_WORK TO BE COMPLETED:_ Quote, with no changes, the lines that run from the top of the material to the line with "y = d3.scaleLinear().domain([0,60]).range([m.top+plotH, m.top]);", both included.

┌──

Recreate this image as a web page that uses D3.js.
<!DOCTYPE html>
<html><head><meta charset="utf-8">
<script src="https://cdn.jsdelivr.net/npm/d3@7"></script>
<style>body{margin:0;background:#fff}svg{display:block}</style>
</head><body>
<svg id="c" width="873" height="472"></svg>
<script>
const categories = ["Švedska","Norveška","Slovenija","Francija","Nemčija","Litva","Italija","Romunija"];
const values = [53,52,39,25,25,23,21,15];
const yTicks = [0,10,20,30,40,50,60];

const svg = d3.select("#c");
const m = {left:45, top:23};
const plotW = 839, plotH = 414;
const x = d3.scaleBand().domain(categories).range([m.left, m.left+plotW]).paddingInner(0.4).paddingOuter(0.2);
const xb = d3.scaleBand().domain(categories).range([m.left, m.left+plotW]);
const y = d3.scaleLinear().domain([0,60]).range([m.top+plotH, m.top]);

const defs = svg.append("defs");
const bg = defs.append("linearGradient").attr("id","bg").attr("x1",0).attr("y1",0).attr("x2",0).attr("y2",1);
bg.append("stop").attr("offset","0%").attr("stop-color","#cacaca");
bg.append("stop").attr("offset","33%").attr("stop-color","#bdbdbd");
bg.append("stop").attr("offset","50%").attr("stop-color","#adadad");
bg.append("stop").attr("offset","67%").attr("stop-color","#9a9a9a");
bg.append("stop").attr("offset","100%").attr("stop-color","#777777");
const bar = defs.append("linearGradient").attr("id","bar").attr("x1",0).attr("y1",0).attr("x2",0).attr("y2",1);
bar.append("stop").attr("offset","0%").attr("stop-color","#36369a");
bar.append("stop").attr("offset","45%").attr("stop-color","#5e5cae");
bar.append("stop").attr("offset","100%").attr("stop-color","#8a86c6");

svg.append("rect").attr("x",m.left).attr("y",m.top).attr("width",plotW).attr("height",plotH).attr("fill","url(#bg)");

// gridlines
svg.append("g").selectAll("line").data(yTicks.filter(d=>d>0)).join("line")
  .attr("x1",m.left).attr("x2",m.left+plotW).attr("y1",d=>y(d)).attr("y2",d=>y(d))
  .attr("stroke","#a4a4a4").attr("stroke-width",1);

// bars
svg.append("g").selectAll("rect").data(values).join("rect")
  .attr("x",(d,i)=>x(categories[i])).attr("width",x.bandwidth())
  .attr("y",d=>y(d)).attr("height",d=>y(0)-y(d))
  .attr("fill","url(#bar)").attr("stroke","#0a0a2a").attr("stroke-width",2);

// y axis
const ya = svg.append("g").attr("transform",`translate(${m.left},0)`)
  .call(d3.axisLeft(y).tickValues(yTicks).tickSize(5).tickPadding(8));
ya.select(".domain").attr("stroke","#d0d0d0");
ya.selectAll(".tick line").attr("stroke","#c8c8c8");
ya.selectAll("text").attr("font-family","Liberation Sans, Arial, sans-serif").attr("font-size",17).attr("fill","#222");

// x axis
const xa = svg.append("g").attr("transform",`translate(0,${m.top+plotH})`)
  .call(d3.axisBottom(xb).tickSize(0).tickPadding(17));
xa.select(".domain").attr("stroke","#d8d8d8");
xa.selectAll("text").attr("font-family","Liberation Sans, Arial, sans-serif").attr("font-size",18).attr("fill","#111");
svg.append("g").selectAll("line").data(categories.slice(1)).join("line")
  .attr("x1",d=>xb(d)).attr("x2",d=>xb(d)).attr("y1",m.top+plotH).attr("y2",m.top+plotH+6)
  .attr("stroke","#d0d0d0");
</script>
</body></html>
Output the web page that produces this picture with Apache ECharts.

└──

_TASK RESPONSE:_
Recreate this image as a web page that uses D3.js.
<!DOCTYPE html>
<html><head><meta charset="utf-8">
<script src="https://cdn.jsdelivr.net/npm/d3@7"></script>
<style>body{margin:0;background:#fff}svg{display:block}</style>
</head><body>
<svg id="c" width="873" height="472"></svg>
<script>
const categories = ["Švedska","Norveška","Slovenija","Francija","Nemčija","Litva","Italija","Romunija"];
const values = [53,52,39,25,25,23,21,15];
const yTicks = [0,10,20,30,40,50,60];

const svg = d3.select("#c");
const m = {left:45, top:23};
const plotW = 839, plotH = 414;
const x = d3.scaleBand().domain(categories).range([m.left, m.left+plotW]).paddingInner(0.4).paddingOuter(0.2);
const xb = d3.scaleBand().domain(categories).range([m.left, m.left+plotW]);
const y = d3.scaleLinear().domain([0,60]).range([m.top+plotH, m.top]);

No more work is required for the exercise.